Bram Stoker’s Dracula has become a modern classic since it was first published over 100 years ago in 1897. The book has since inspired countless stage, film, and television adaptations and Dracula has become one of the most iconic monsters of all time. Fans of the original novel will be pleased to learn that Bram Stoker’s great-grand nephew, Dacre Stoker, is working on an official sequel to the book called Dracul.
As The Guardian reports, the prequel will be based upon research into the original, unedited version of Dracula, along with family tales from the Stoker family. Dacre Stoker will be aided by co-writer JD Barker and the story will apparently be set in 1868 and follows a young Bram Stoker encountering some of the creatures he would later go on to write about. Publishing rights were sold in North America for a six figure sum and Transworld has the UK rights.
Transworld editor Simon Taylor described it as “terrific fun – and suitably terrifying.” Film rights have already been sold to paramount and the director of the new adaptation of Stephen King’s It, Andy Muschietti, is attached.
Dacre has stated that there are 102 pages missing from the original draft of Dracula and only 17 of them were recovered. These were later published by Bram’s widow in 1914 as Dracula’s Guest. Dacre and Barker have been picking through Bram’s notes and the original draft in order to get an idea of what the remaining lost pages may have been like. They looked “for lines that were crossed out that may have referenced anything Bram had to take out of the 102 pages,” said Dacre. “These crossed-out lines gave us clues about what may have been on those missing pages. Since Dracul is a prequel … we wanted to have a really good idea what was included in Bram’s original and unedited version of Dracula.”
Dacre describes his prequel novel as “the story of the events in Bram’s life that led him to write Dracula … The story focuses on Bram and his family, as a young boy growing up in Clontarf, Artane and Dublin. These parts were based on Stoker family background stories [and] knowledge, all of the existing biographies, excerpts from The Lost Journal [Bram’s private notebook] and our speculation.”

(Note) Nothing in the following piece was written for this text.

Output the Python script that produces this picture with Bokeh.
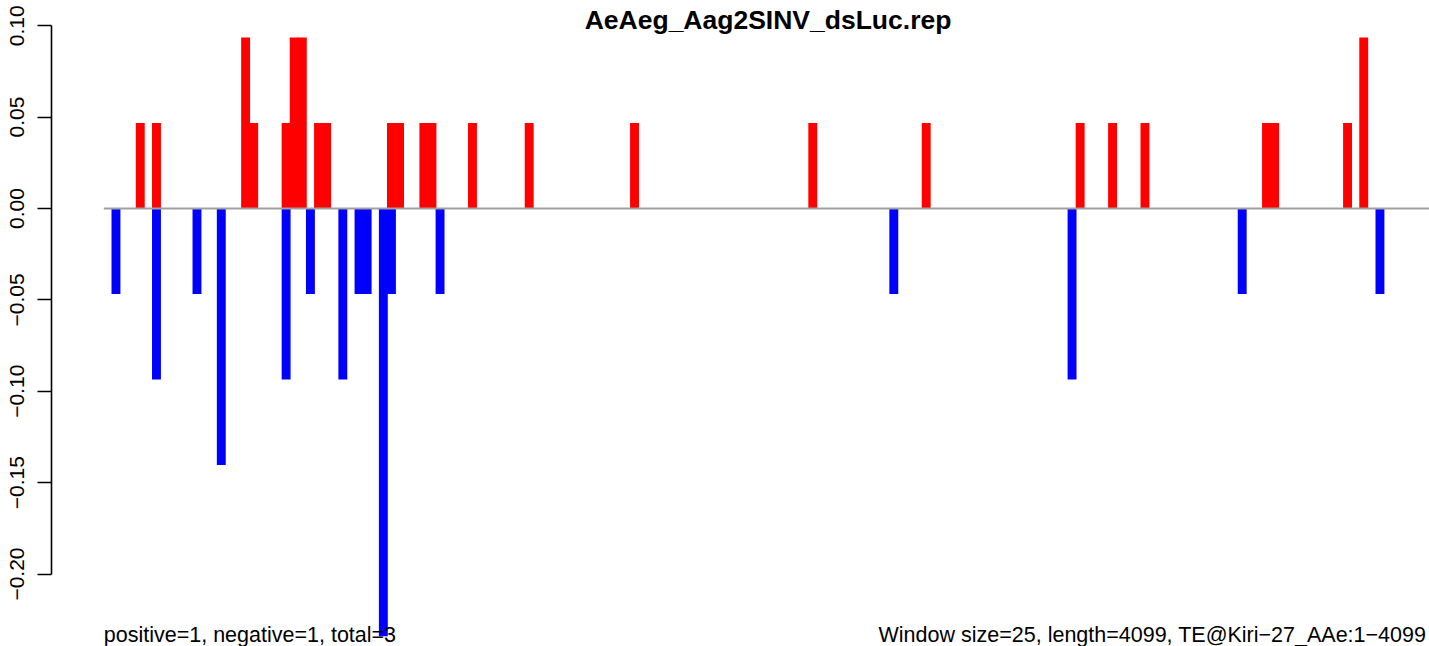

Details on the plot are scarce but the book will see Bram encounter “an ungodly evil, which he traps in an ancient tower.” Transworld’s Taylor said: Dracul “speculates on what Bram Stoker’s early life – he was a sickly child, often bedridden – might have been like had the creatures he later created been real. The authors have very cleverly and convincingly resurrected the tone of the original but in a modernised voice,” said Taylor. “It includes some nicely handled nods to the original novel, and like Dracula often uses an epistolary narrative form. I think the novel works so well because it’s both a proper partner to the original Dracula – doesn’t mess with that story but honours it – while being a deliciously, blood-chillingly creepy horror novel in its own right.” Dracul is set to be released in 2018.